■ SUPPLIED DATA ■
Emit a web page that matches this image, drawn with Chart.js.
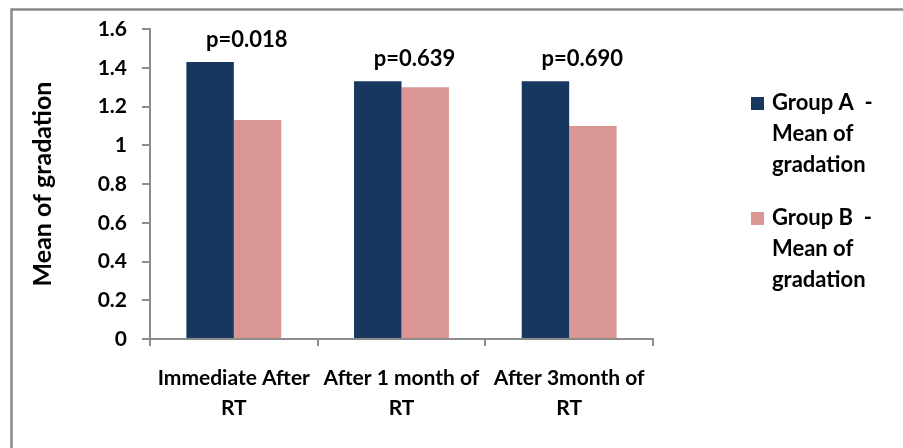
<!DOCTYPE html>
<html>
<head>
<meta charset="utf-8">
<script src="https://cdn.jsdelivr.net/npm/chart.js@4.4.1/dist/chart.umd.min.js"></script>
<style>
  html, body { margin: 0; padding: 0; background: #ffffff; }
  #wrap { position: relative; width: 903px; height: 448px; }
</style>
</head>
<body>
<div id="wrap"><canvas id="chart" width="903" height="448"></canvas></div>
<script>
// Time points after radiotherapy
const categories = [["Immediate After", "RT"], ["After 1 month of", "RT"], ["After 3month of", "RT"]];

// Mean gradation per group
const groupA = [1.43, 1.33, 1.33];
const groupB = [1.13, 1.30, 1.10];

// Series names, wrapped as shown in the legend
const seriesNames = [
  ["Group A  -", "Mean of", "gradation"],
  ["Group B  -", "Mean of", "gradation"]
];

// Significance between groups at each time point
const pValues = ["p=0.018", "p=0.639", "p=0.690"];

// Value axis
const yMin = 0, yMax = 1.6, yStep = 0.2;

const FONT = "Lato, 'Open Sans', sans-serif";
const WEIGHT = "bold";
const colors = ["#17375E", "#D99694"];
const axisGray = "#8c8c8c";

// Frame around the figure (top and left edges visible)
const framePlugin = {
  id: "frame",
  beforeDraw(chart) {
    const ctx = chart.ctx;
    ctx.save();
    ctx.strokeStyle = "#8a8a8a";
    ctx.lineWidth = 2.5;
    ctx.strokeRect(11.5, 9.5, 1200, 1200);
    ctx.restore();
  }
};

// p-value labels above each pair of bars
const pValuePlugin = {
  id: "pvalues",
  afterDatasetsDraw(chart) {
    const ctx = chart.ctx;
    const x = chart.scales.x, y = chart.scales.y;
    ctx.save();
    ctx.font = WEIGHT + " 22px " + FONT;
    ctx.fillStyle = "#000";
    ctx.textAlign = "center";
    ctx.textBaseline = "middle";
    pValues.forEach((txt, i) => {
      const top = y.getPixelForValue(Math.max(groupA[i], groupB[i]));
      ctx.fillText(txt, x.getPixelForValue(i) + 13, top - 22);
    });
    ctx.restore();
  }
};

// Legend to the right of the plot
const legendPlugin = {
  id: "sideLegend",
  afterDraw(chart) {
    const ctx = chart.ctx;
    ctx.save();
    ctx.font = WEIGHT + " 22px " + FONT;
    ctx.textBaseline = "middle";
    ctx.textAlign = "left";
    const starts = [103, 218];
    const lineGap = 31;
    seriesNames.forEach((lines, i) => {
      const y0 = starts[i];
      ctx.fillStyle = colors[i];
      ctx.fillRect(751, y0 - 6, 13, 13);
      ctx.fillStyle = "#000";
      lines.forEach((ln, k) => ctx.fillText(ln, 772, y0 + k * lineGap));
    });
    ctx.restore();
  }
};

new Chart(document.getElementById("chart"), {
  type: "bar",
  data: {
    labels: categories,
    datasets: [
      { label: seriesNames[0].join(" "), data: groupA, backgroundColor: colors[0] },
      { label: seriesNames[1].join(" "), data: groupB, backgroundColor: colors[1] }
    ]
  },
  options: {
    responsive: false,
    animation: false,
    devicePixelRatio: 1,
    layout: { padding: { left: 28, right: 250, top: 29, bottom: 0 } },
    datasets: { bar: { categoryPercentage: 0.566, barPercentage: 1.0 } },
    plugins: {
      legend: { display: false },
      tooltip: { enabled: false }
    },
    scales: {
      x: {
        grid: { display: true, drawOnChartArea: false, drawTicks: true, tickLength: 7, color: axisGray, lineWidth: 2, offset: true },
        border: { display: true, color: axisGray, width: 2 },
        ticks: {
          color: "#000",
          font: { family: FONT, size: 21, weight: WEIGHT, lineHeight: 1.45 },
          padding: 17,
          maxRotation: 0,
          autoSkip: false
        },
        afterFit(scale) { scale.height = 109; }
      },
      y: {
        min: yMin,
        max: yMax,
        grid: { display: true, drawOnChartArea: false, drawTicks: true, tickLength: 8, color: axisGray, lineWidth: 2 },
        border: { display: true, color: axisGray, width: 2 },
        ticks: {
          stepSize: yStep,
          color: "#000",
          font: { family: FONT, size: 21, weight: WEIGHT },
          padding: 15,
          callback: (v) => String(Math.round(v * 10) / 10)
        },
        title: {
          display: true,
          text: "Mean of gradation",
          color: "#000",
          font: { family: FONT, size: 25, weight: WEIGHT },
          padding: { top: 0, bottom: 0 }
        },
        afterFit(scale) { scale.width = 150 - 28; }
      }
    }
  },
  plugins: [framePlugin, pValuePlugin, legendPlugin]
});
</script>
</body>
</html>
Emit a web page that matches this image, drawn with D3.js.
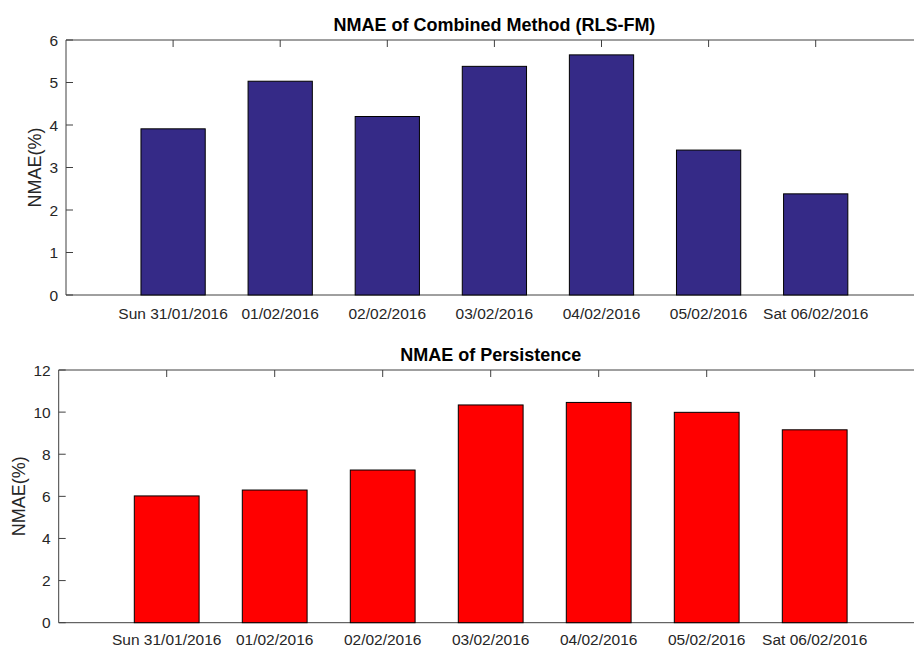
<!DOCTYPE html>
<html>
<head>
<meta charset="utf-8">
<script src="https://cdn.jsdelivr.net/npm/d3@7"></script>
<style>
  html, body { margin: 0; padding: 0; background: #fff; }
  svg { display: block; }
  text { font-family: "Liberation Sans", Arial, Helvetica, sans-serif; }
</style>
</head>
<body>
<div id="chart"></div>
<script>
const categories = ["Sun 31/01/2016", "01/02/2016", "02/02/2016", "03/02/2016", "04/02/2016", "05/02/2016", "Sat 06/02/2016"];
const combinedValues = [3.91, 5.03, 4.20, 5.38, 5.65, 3.41, 2.38];
const persistenceValues = [6.02, 6.30, 7.25, 10.34, 10.46, 9.99, 9.16];
const combinedTicks = [0, 1, 2, 3, 4, 5, 6];
const persistenceTicks = [0, 2, 4, 6, 8, 10, 12];

const W = 914, H = 648;
const svg = d3.select("#chart").append("svg").attr("width", W).attr("height", H);

const panels = [
  { title: "NMAE of Combined Method (RLS-FM)", values: combinedValues, ticks: combinedTicks, ymax: 6,
    left: 66, top: 40, bottom: 295, step: 107.1, color: "#352a87", titleY: 31, xLabelY: 319, yLabelX: 40.7, yTickGap: 8 },
  { title: "NMAE of Persistence", values: persistenceValues, ticks: persistenceTicks, ymax: 12,
    left: 58.7, top: 370, bottom: 622.7, step: 108, color: "#ff0000", titleY: 361, xLabelY: 645, yLabelX: 25, yTickGap: 8 }
];

panels.forEach(p => {
  const right = p.left + p.step * (categories.length + 1);
  const x = d3.scaleLinear().domain([0, categories.length + 1]).range([p.left, right]);
  const y = d3.scaleLinear().domain([0, p.ymax]).range([p.bottom, p.top]);
  const g = svg.append("g");
  const barW = p.step * 0.6;
  const axisColor = "#404040";

  // axis layer below data (MATLAB default layer)
  g.selectAll("line.xtickb").data(categories).enter().append("line")
    .attr("x1", (d, i) => x(i + 1)).attr("x2", (d, i) => x(i + 1))
    .attr("y1", p.bottom).attr("y2", p.bottom - 7)
    .attr("stroke", axisColor);
  g.selectAll("line.xtick").data(categories).enter().append("line")
    .attr("x1", (d, i) => x(i + 1)).attr("x2", (d, i) => x(i + 1))
    .attr("y1", p.top).attr("y2", p.top + 7)
    .attr("stroke", axisColor);
  g.selectAll("line.ytick").data(p.ticks).enter().append("line")
    .attr("x1", p.left).attr("x2", p.left + 7)
    .attr("y1", d => y(d)).attr("y2", d => y(d))
    .attr("stroke", axisColor);
  g.append("line").attr("x1", p.left).attr("x2", right).attr("y1", p.bottom).attr("y2", p.bottom)
    .attr("stroke", axisColor).attr("stroke-width", 1);
  g.append("line").attr("x1", p.left).attr("x2", right).attr("y1", p.top).attr("y2", p.top)
    .attr("stroke", axisColor).attr("stroke-width", 1);
  g.append("line").attr("x1", p.left).attr("x2", p.left).attr("y1", p.top).attr("y2", p.bottom)
    .attr("stroke", axisColor).attr("stroke-width", 1);

  // bars
  g.selectAll("rect.bar").data(p.values).enter().append("rect")
    .attr("class", "bar")
    .attr("x", (d, i) => x(i + 1) - barW / 2)
    .attr("y", d => y(d))
    .attr("width", barW)
    .attr("height", d => y(0) - y(d))
    .attr("fill", p.color)
    .attr("stroke", "#000")
    .attr("stroke-width", 1);

  // y tick labels
  g.selectAll("text.ytl").data(p.ticks).enter().append("text")
    .attr("x", p.left - p.yTickGap).attr("y", d => y(d))
    .attr("dy", "0.36em")
    .attr("text-anchor", "end")
    .attr("font-size", "15.5px")
    .attr("fill", "#262626")
    .text(d => d);

  // x tick labels
  g.selectAll("text.xtl").data(categories).enter().append("text")
    .attr("x", (d, i) => x(i + 1)).attr("y", p.xLabelY)
    .attr("text-anchor", "middle")
    .attr("font-size", "15.5px")
    .attr("fill", "#262626")
    .text(d => d);

  // title
  g.append("text")
    .attr("x", (p.left + right) / 2).attr("y", p.titleY)
    .attr("text-anchor", "middle")
    .attr("font-size", "18px")
    .attr("font-weight", "bold")
    .attr("fill", "#000")
    .text(p.title);

  // y label
  g.append("text")
    .attr("transform", `translate(${p.yLabelX},${(p.top + p.bottom) / 2}) rotate(-90)`)
    .attr("text-anchor", "middle")
    .attr("font-size", "18px")
    .attr("fill", "#262626")
    .text("NMAE(%)");
});
</script>
</body>
</html>
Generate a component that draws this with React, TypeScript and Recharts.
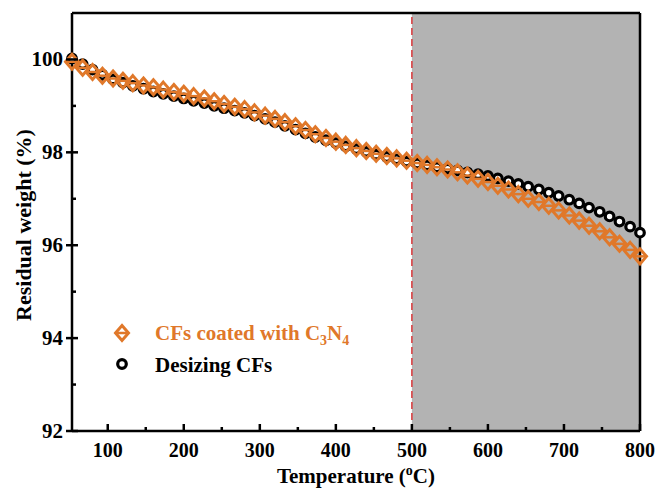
import { LineChart, Line, XAxis, YAxis, ReferenceArea, ReferenceLine } from 'recharts';

const ORANGE = '#e0782a';

// temperatures (°C) where markers sit
const temps = [53, 67, 80, 93, 107, 120, 133, 147, 160, 173, 187, 200, 213, 227, 240, 253, 267, 280, 293, 307, 320, 333, 347, 360, 373, 387, 400, 413, 427, 440, 453, 467, 480, 493, 507, 520, 533, 547, 560, 573, 587, 600, 613, 627, 640, 653, 667, 680, 693, 707, 720, 733, 747, 760, 773, 787, 800];

const coated = [99.95, 99.82, 99.73, 99.65, 99.59, 99.54, 99.49, 99.44, 99.4, 99.35, 99.3, 99.26, 99.21, 99.16, 99.1, 99.04, 98.98, 98.93, 98.86, 98.79, 98.72, 98.65, 98.56, 98.48, 98.39, 98.31, 98.23, 98.16, 98.09, 98.03, 97.97, 97.92, 97.87, 97.82, 97.77, 97.73, 97.68, 97.63, 97.57, 97.5, 97.43, 97.36, 97.28, 97.2, 97.1, 97.0, 96.93, 96.85, 96.75, 96.64, 96.53, 96.42, 96.3, 96.17, 96.03, 95.9, 95.76];

const desizing = [100.02, 99.9, 99.78, 99.67, 99.57, 99.5, 99.43, 99.37, 99.31, 99.26, 99.21, 99.16, 99.11, 99.06, 99.0, 98.95, 98.9, 98.85, 98.79, 98.72, 98.65, 98.57, 98.49, 98.41, 98.33, 98.26, 98.2, 98.13, 98.07, 98.01, 97.95, 97.9, 97.85, 97.8, 97.76, 97.72, 97.68, 97.65, 97.61, 97.57, 97.53, 97.49, 97.44, 97.38, 97.32, 97.26, 97.2, 97.13, 97.06, 96.98, 96.9, 96.81, 96.72, 96.62, 96.51, 96.4, 96.27];

const xTicks = [100, 150, 200, 250, 300, 350, 400, 450, 500, 550, 600, 650, 700, 750, 800];
const yTicks = [92, 93, 94, 95, 96, 97, 98, 99, 100];

const data = temps.map((t, i) => ({ t, coated: coated[i], desizing: desizing[i] }));

const font = { fontFamily: '"Liberation Serif", "Times New Roman", serif', fontWeight: 'bold' as const };

const Diamond = ({ cx, cy }: any) => {
	if (cx == null || cy == null) return null;
	return (
		<g>
			<polygon
				points={`${cx},${cy - 7.5} ${cx + 6.5},${cy} ${cx},${cy + 7.5} ${cx - 6.5},${cy}`}
				fill='none'
				stroke={ORANGE}
				strokeWidth={3}
			/>
			<line x1={cx - 6.5} x2={cx + 6.5} y1={cy} y2={cy} stroke={ORANGE} strokeWidth={2.5} />
		</g>
	);
};

const Ring = ({ cx, cy }: any) => {
	if (cx == null || cy == null) return null;
	return <circle cx={cx} cy={cy} r={4.3} fill='#fff' stroke='#000' strokeWidth={3.2} />;
};

const XTick = ({ x, y, payload }: any) => {
	const major = payload.value % 100 === 0;
	return (
		<g>
			<line x1={x} x2={x} y1={y} y2={y - (major ? 7 : 4)} stroke='#000' strokeWidth={2.5} />
			{major && (
				<text x={x} y={y + 26} textAnchor='middle' fontSize={20} fill='#000' style={font}>
					{payload.value}
				</text>
			)}
		</g>
	);
};

const YTick = ({ x, y, payload }: any) => {
	const major = payload.value % 2 === 0;
	return (
		<g>
			<line x1={major ? x - 6 : x} x2={x + (major ? 6 : 4)} y1={y} y2={y} stroke='#000' strokeWidth={2.5} />
			{major && (
				<text x={x - 9} y={y + 7} textAnchor='end' fontSize={21} fill='#000' style={font}>
					{payload.value}
				</text>
			)}
		</g>
	);
};

export default function App() {
	return (
		<div style={{ position: 'absolute', left: 0, top: 0, width: 659, height: 488, background: '#fff' }}>
			<LineChart width={659} height={488} data={data} margin={{ top: 13, right: 19, bottom: 17, left: 12 }}>
				<ReferenceArea x1={500} x2={800} y1={92} y2={101} fill='#b3b3b3' fillOpacity={1} stroke='none' />
				<ReferenceLine x={500} stroke='#d8383a' strokeWidth={1.5} strokeDasharray='7 4' />
				<ReferenceLine y={101} stroke='#000' strokeWidth={2.5} />
				<ReferenceLine x={800} stroke='#000' strokeWidth={2.5} />
				<XAxis
					dataKey='t'
					type='number'
					domain={[53, 800]}
					ticks={xTicks}
					interval={0}
					height={40}
					tickSize={0}
					tickMargin={0}
					tickLine={false}
					tick={<XTick />}
					axisLine={{ stroke: '#000', strokeWidth: 2.5 }}
				/>
				<YAxis
					type='number'
					domain={[92, 101]}
					ticks={yTicks}
					interval={0}
					width={60}
					tickSize={0}
					tickMargin={0}
					tickLine={false}
					tick={<YTick />}
					axisLine={{ stroke: '#000', strokeWidth: 2.5 }}
				/>
				<Line dataKey='desizing' stroke='none' dot={<Ring />} activeDot={false} isAnimationActive={false} />
				<Line dataKey='coated' stroke='none' dot={<Diamond />} activeDot={false} isAnimationActive={false} />
			</LineChart>
			{/* legend and axis titles */}
			<svg width={659} height={488} style={{ position: 'absolute', left: 0, top: 0, pointerEvents: 'none' }}>
				<Diamond cx={122} cy={333} />
				<text x={155} y={340} fontSize={21} fill={ORANGE} style={font}>
					CFs coated with C<tspan fontSize={14} dy={5}>3</tspan>
					<tspan dy={-5}>N</tspan>
					<tspan fontSize={14} dy={5}>4</tspan>
				</text>
				<Ring cx={122} cy={364} />
				<text x={155} y={372} fontSize={21} fill='#000' style={font}>
					Desizing CFs
				</text>
				<text x={356} y={483} textAnchor='middle' fontSize={21} fill='#000' style={font}>
					Temperature (<tspan fontSize={14} dy={-8}>o</tspan>
					<tspan dy={8}>C)</tspan>
				</text>
				<text
					x={0}
					y={0}
					transform='translate(31,225) rotate(-90)'
					textAnchor='middle'
					fontSize={22}
					fill='#000'
					style={font}
				>
					Residual weight (%)
				</text>
			</svg>
		</div>
	);
}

■ WHAT IS BEING ASKED ■
Give again, word for word, every line from the top of the data above to the line holding "const yMin = 0, yMax = 1.6, yStep = 0.2;", inclusive, with the pictures left out.

■ OUTPUT FOR THIS TASK ■
Emit a web page that matches this image, drawn with Chart.js.
<!DOCTYPE html>
<html>
<head>
<meta charset="utf-8">
<script src="https://cdn.jsdelivr.net/npm/chart.js@4.4.1/dist/chart.umd.min.js"></script>
<style>
  html, body { margin: 0; padding: 0; background: #ffffff; }
  #wrap { position: relative; width: 903px; height: 448px; }
</style>
</head>
<body>
<div id="wrap"><canvas id="chart" width="903" height="448"></canvas></div>
<script>
// Time points after radiotherapy
const categories = [["Immediate After", "RT"], ["After 1 month of", "RT"], ["After 3month of", "RT"]];

// Mean gradation per group
const groupA = [1.43, 1.33, 1.33];
const groupB = [1.13, 1.30, 1.10];

// Series names, wrapped as shown in the legend
const seriesNames = [
  ["Group A  -", "Mean of", "gradation"],
  ["Group B  -", "Mean of", "gradation"]
];

// Significance between groups at each time point
const pValues = ["p=0.018", "p=0.639", "p=0.690"];

// Value axis
const yMin = 0, yMax = 1.6, yStep = 0.2;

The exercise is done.